What makes this trade interesting and the best way to take advantage of this lucrative washout in gold/gold stocks is that an analysis of the history of the NAV premium suggests the premium is much less a function of absolute gold prices but instead a function of gold sentiment. Gold sentiment is at least as low today as it has been in 12 years, the only possible equal being 2008 which was not nearly as bad on a relative basis. A measure of sentiment, the Daily Sentiment index, registered two ratings of 3 out of 100, a record in 20 years of data at the February low. While one could make an argument that gold prices have peaked (I do not believe this although do expect lower prices especially in silver sometime in the next few years), but gold sentiment undoubtedly must at some point improve even if it comes at lower absolute gold prices.
The sister products PSLV and SPPP are also interesting right now but not as attractive. The put option of PSLV costs ~1.5% and while SPPP is similar to PHYS getting both platinum and platinum and hedging is a bit messier. That said I would watch these too for opportunities.
Most likely the premium will bounce back to ~100bps within the next 5-15 days (it was at 180bps as recently as Monday) and then one will have to choose to play for 300bps or take the quick gain and the chance to reload.
Below shows the recent history of the NAV premium. Even when gold has been out of favor (May 2012 end of last year) a 1-2% premium has been the norm.
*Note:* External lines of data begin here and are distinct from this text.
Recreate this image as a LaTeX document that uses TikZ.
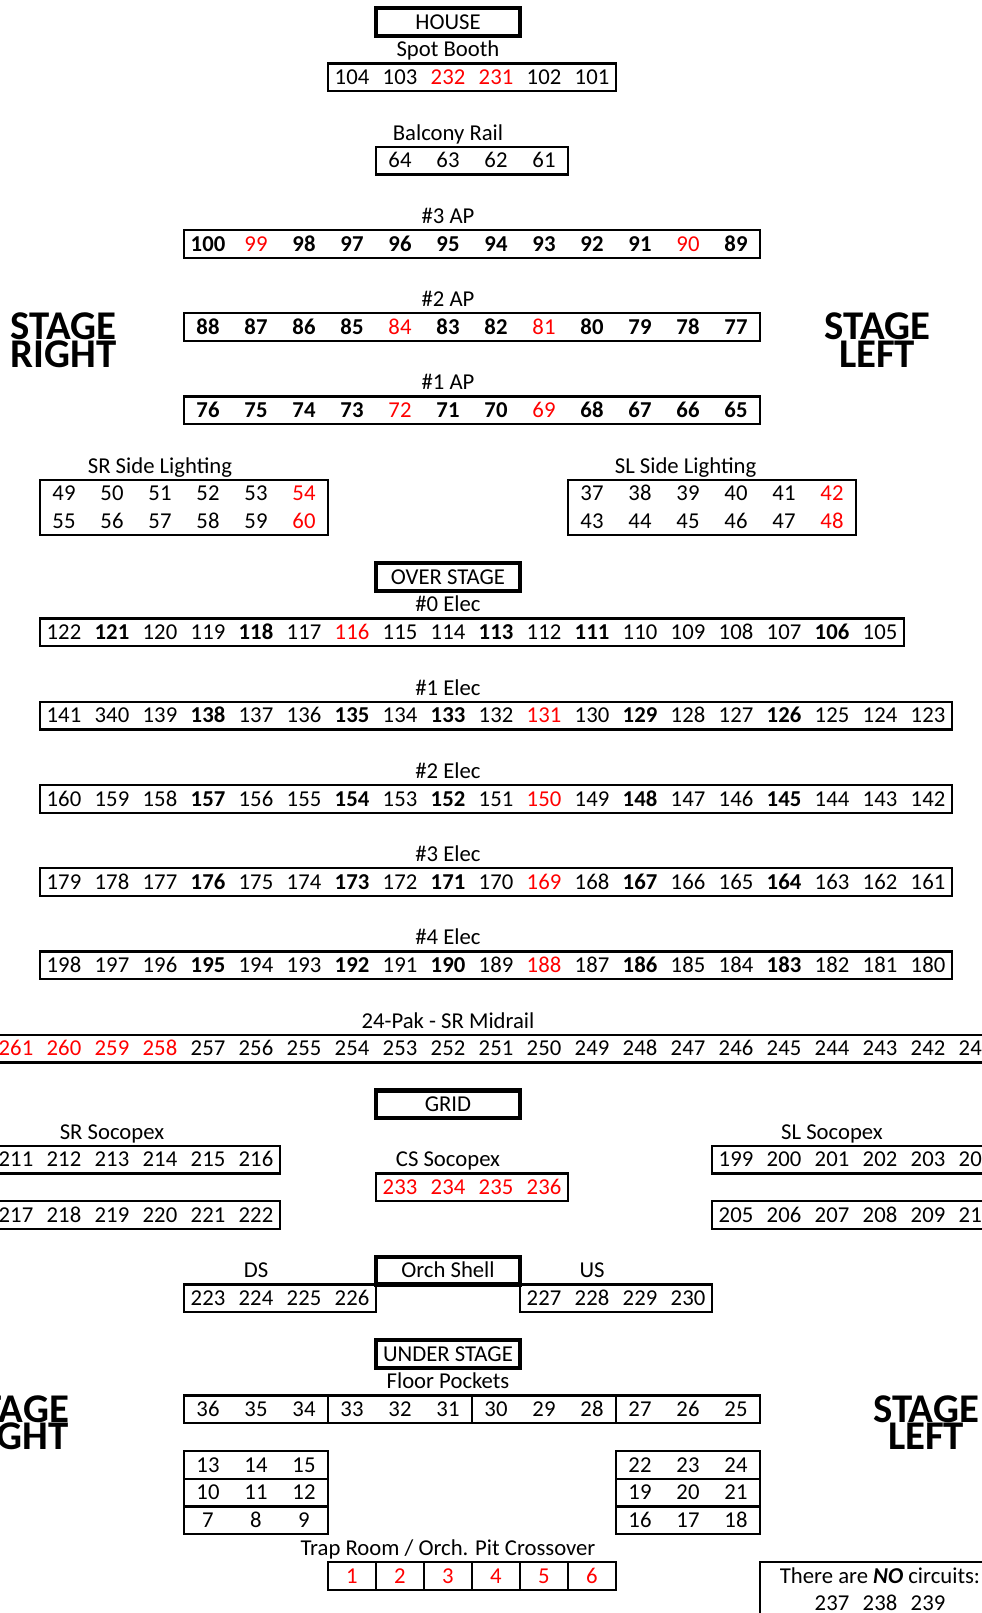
\documentclass[tikz,border=0pt]{standalone}
\usepackage{fontspec}
\setmainfont{Carlito}
\usepackage{xcolor}
\usepackage{tikz}
\usetikzlibrary{positioning}

\newcommand{\cfont}{\fontsize{11.35}{13.6}\selectfont}
\newcommand{\bn}[1]{\textbf{#1}}
\newcommand{\rn}[1]{\textcolor{red}{\mdseries #1}}
\newcommand{\cellrow}[5][]{%
  \foreach \v [count=\i from 0] in {#5}
    \node[num,#1] (#2-\i) at ({#3+\i+0.5},{#4+0.5}) {\v};}

\begin{document}
\begin{tikzpicture}[x=24pt,y=-13.875pt,
  num/.style={inner sep=0pt,text height=7.2pt,text depth=0pt,font=\cfont},
  boldrow/.style={font=\cfont\bfseries},
  rowbox/.style={draw,line width=1.15pt},
  headbox/.style={num,draw,line width=2.25pt,minimum width=72pt,minimum height=13.875pt},
  sidelbl/.style={inner sep=0pt,text height=12.8pt,text depth=0pt,
                  font=\fontsize{20.4}{20}\selectfont\bfseries}]
  \useasboundingbox (-0.8333,-0.2883) rectangle (19.625,57.8378);
  \clip (-0.8333,-0.2883) rectangle (19.625,57.8378);

  \node[headbox] (house) at (8.5,0.5) {HOUSE};
  \node[num] (spotlbl) at (8.5,1.5) {Spot Booth};
  \draw[rowbox] (6,2) rectangle (12,3);
  \cellrow{spot}{6}{2}{104,103,\rn{232},\rn{231},102,101}
  \node[num] (balclbl) at (8.5,4.5) {Balcony Rail};
  \draw[rowbox] (7,5) rectangle (11,6);
  \cellrow{balc}{7}{5}{64,63,62,61}

  \node[num] (ap3lbl) at (8.5,7.5) {\#3 AP};
  \draw[rowbox] (3,8) rectangle (15,9);
  \cellrow[boldrow]{ap3}{3}{8}{100,\rn{99},98,97,96,95,94,93,92,91,\rn{90},89}
  \node[num] (ap2lbl) at (8.5,10.5) {\#2 AP};
  \draw[rowbox] (3,11) rectangle (15,12);
  \cellrow[boldrow]{ap2}{3}{11}{88,87,86,85,\rn{84},83,82,\rn{81},80,79,78,77}
  \node[num] (ap1lbl) at (8.5,13.5) {\#1 AP};
  \draw[rowbox] (3,14) rectangle (15,15);
  \cellrow[boldrow]{ap1}{3}{14}{76,75,74,73,\rn{72},71,70,\rn{69},68,67,66,65}

  \node[sidelbl] (srtop) at (0.49,11.5) {STAGE};
  \node[sidelbl] (srbot) at (0.49,12.5) {RIGHT};
  \node[sidelbl] (sltop) at (17.44,11.5) {STAGE};
  \node[sidelbl] (slbot) at (17.44,12.5) {LEFT};

  \node[num] (srsidelbl) at (2.5,16.5) {SR Side Lighting};
  \draw[rowbox] (0,17) rectangle (6,19);
  \cellrow{srsideA}{0}{17}{49,50,51,52,53,\rn{54}}
  \cellrow{srsideB}{0}{18}{55,56,57,58,59,\rn{60}}
  \node[num] (slsidelbl) at (13.45,16.5) {SL Side Lighting};
  \draw[rowbox] (11,17) rectangle (17,19);
  \cellrow{slsideA}{11}{17}{37,38,39,40,41,\rn{42}}
  \cellrow{slsideB}{11}{18}{43,44,45,46,47,\rn{48}}

  \node[headbox] (over) at (8.5,20.5) {OVER STAGE};
  \node[num] (e0lbl) at (8.5,21.5) {\#0 Elec};
  \draw[rowbox] (0,22) rectangle (18,23);
  \cellrow{e0}{0}{22}{122,\bn{121},120,119,\bn{118},117,\rn{116},115,114,\bn{113},112,\bn{111},110,109,108,107,\bn{106},105}
  \node[num] (e1lbl) at (8.5,24.5) {\#1 Elec};
  \draw[rowbox] (0,25) rectangle (19,26);
  \cellrow{e1}{0}{25}{141,340,139,\bn{138},137,136,\bn{135},134,\bn{133},132,\rn{131},130,\bn{129},128,127,\bn{126},125,124,123}
  \node[num] (e2lbl) at (8.5,27.5) {\#2 Elec};
  \draw[rowbox] (0,28) rectangle (19,29);
  \cellrow{e2}{0}{28}{160,159,158,\bn{157},156,155,\bn{154},153,\bn{152},151,\rn{150},149,\bn{148},147,146,\bn{145},144,143,142}
  \node[num] (e3lbl) at (8.5,30.5) {\#3 Elec};
  \draw[rowbox] (0,31) rectangle (19,32);
  \cellrow{e3}{0}{31}{179,178,177,\bn{176},175,174,\bn{173},172,\bn{171},170,\rn{169},168,\bn{167},166,165,\bn{164},163,162,161}
  \node[num] (e4lbl) at (8.5,33.5) {\#4 Elec};
  \draw[rowbox] (0,34) rectangle (19,35);
  \cellrow{e4}{0}{34}{198,197,196,\bn{195},194,193,\bn{192},191,\bn{190},189,\rn{188},187,\bn{186},185,184,\bn{183},182,181,180}

  \node[num] (paklbl) at (8.5,36.5) {24-Pak - SR Midrail};
  \draw[rowbox] (-1,37) rectangle (21,38);
  \cellrow{pak}{-1}{37}{\rn{261},\rn{260},\rn{259},\rn{258},257,256,255,254,253,252,251,250,249,248,247,246,245,244,243,242,241}

  \node[headbox] (grid) at (8.5,39.5) {GRID};
  \node[num] (srsocolbl) at (1.5,40.5) {SR Socopex};
  \draw[rowbox] (-1,41) rectangle (5,42);
  \draw[rowbox] (-1,43) rectangle (5,44);
  \cellrow{srsocoA}{-1}{41}{211,212,213,214,215,216}
  \cellrow{srsocoB}{-1}{43}{217,218,219,220,221,222}
  \node[num] (cssocolbl) at (8.5,41.5) {CS Socopex};
  \draw[rowbox] (7,42) rectangle (11,43);
  \cellrow{cssoco}{7}{42}{\rn{233},\rn{234},\rn{235},\rn{236}}
  \node[num] (slsocolbl) at (16.5,40.5) {SL Socopex};
  \draw[rowbox] (14,41) rectangle (20,42);
  \draw[rowbox] (14,43) rectangle (20,44);
  \cellrow{slsocoA}{14}{41}{199,200,201,202,203,204}
  \cellrow{slsocoB}{14}{43}{205,206,207,208,209,210}

  \node[num] (dslbl) at (4.5,45.5) {DS};
  \node[headbox] (orch) at (8.5,45.5) {Orch Shell};
  \node[num] (uslbl) at (11.5,45.5) {US};
  \draw[rowbox] (3,46) rectangle (7,47);
  \cellrow{ds}{3}{46}{223,224,225,226}
  \draw[rowbox] (10,46) rectangle (14,47);
  \cellrow{us}{10}{46}{227,228,229,230}

  \node[headbox] (under) at (8.5,48.5) {UNDER STAGE};
  \node[num] (floorlbl) at (8.5,49.5) {Floor Pockets};
  \draw[rowbox] (3,50) rectangle (15,51);
  \foreach \c in {6,9,12}
    \draw[rowbox] (\c,50) -- (\c,51);
  \cellrow{floor}{3}{50}{36,35,34,33,32,31,30,29,28,27,26,25}

  \node[sidelbl] (srtop2) at (-0.5,50.5) {STAGE};
  \node[sidelbl] (srbot2) at (-0.5,51.5) {RIGHT};
  \node[sidelbl] (sltop2) at (18.46,50.5) {STAGE};
  \node[sidelbl] (slbot2) at (18.46,51.5) {LEFT};

  \draw[rowbox] (3,52) rectangle (6,55);
  \draw[rowbox] (3,53) -- (6,53) (3,54) -- (6,54);
  \cellrow{trapsrA}{3}{52}{13,14,15}
  \cellrow{trapsrB}{3}{53}{10,11,12}
  \cellrow{trapsrC}{3}{54}{7,8,9}
  \draw[rowbox] (12,52) rectangle (15,55);
  \draw[rowbox] (12,53) -- (15,53) (12,54) -- (15,54);
  \cellrow{trapslA}{12}{52}{22,23,24}
  \cellrow{trapslB}{12}{53}{19,20,21}
  \cellrow{trapslC}{12}{54}{16,17,18}

  \node[num] (traplbl) at (8.5,55.5) {Trap Room / Orch. Pit Crossover};
  \draw[rowbox] (6,56) rectangle (12,57);
  \foreach \c in {7,...,11}
    \draw[rowbox] (\c,56) -- (\c,57);
  \cellrow{pit}{6}{56}{\rn{1},\rn{2},\rn{3},\rn{4},\rn{5},\rn{6}}

  \draw[rowbox] (15,56) rectangle (21,59);
  \node[num] (nocirc) at (17.5,56.5) {There are \textbf{\textit{NO}} circuits:};
  \cellrow{spare}{16}{57}{237,238,239}
\end{tikzpicture}
\end{document}
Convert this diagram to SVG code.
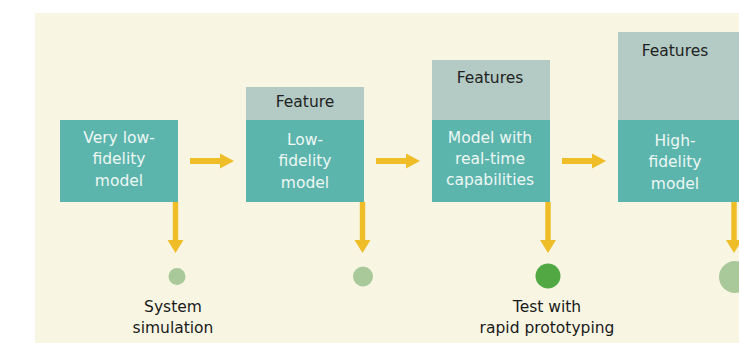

As an aside gold stocks to gold seem more attractive than any time in the last decade especially relative to other assets today (whereas everything was attractive in 2008). This week’s washout might be the turn (and the premium collapse of PHYS is just one of many signposts of how washed out this sector is). One has to be extremely bearish on gold prices to not find value in the sector. It is a horrible business for a litany of reasons but a lot of the industry is finally getting some capital allocation religion and dividend yields/FCF are high for many majors. I’d like to start more of a discussion on this in the comments. However given a free money world on risk adjusted basis this strikes me as an even better play.
I do not hold a position of employment, directorship, or consultancy with the issuer.
I and/or others I advise hold a material investment in the issuer's securities.